Common Follow-up Questions

Q1: How would you handle a document with 1000+ concurrent editors?

Answer: Implement hierarchical OT with multiple OT servers, use operation batching, and consider read-only mode for viewers beyond a threshold (e.g., 500 editors).

Q2: How do you prevent data loss if the OT server crashes?

Answer: All operations are persisted to Spanner before acknowledgment. On crash, replay operations from the last checkpoint. Use Redis for in-memory state with persistence enabled.

Q3: How would you implement real-time spell check?

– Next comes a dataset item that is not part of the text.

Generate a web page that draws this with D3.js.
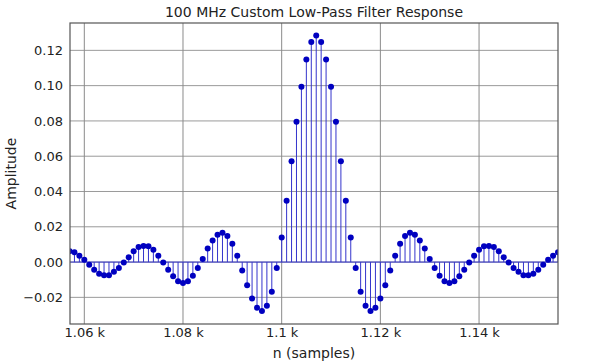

Answer: Client-side spell check using browser APIs, with server-side grammar checking via ML models. Send text in batches to avoid overwhelming the server.

Q4: How do you handle very large documents (100+ pages)?

Answer: Implement lazy loading (load visible sections only), use pagination, compress content, and consider splitting into multiple linked documents.

Q5: How would you add support for tables and images?

Answer: Extend OT to handle block-level operations, store images in object storage (S3), use CDN for delivery, and implement separate transformation logic for table operations.

Summary

Key variations and extensions:

  • Rich text formatting with attribute-based OT
  • Comments and suggestions with anchor adjustment
  • Granular permissions with inheritance
  • Templates for common document types
  • Export/import supporting multiple formats
  • Offline mode with conflict resolution
  • Real-time features (cursors, presence, selection)
  • Version history with snapshots and restore
  • Search using Elasticsearch
  • Analytics for usage insights

Each feature adds complexity but enhances the collaborative editing experience. Prioritize based on user needs and implementation cost.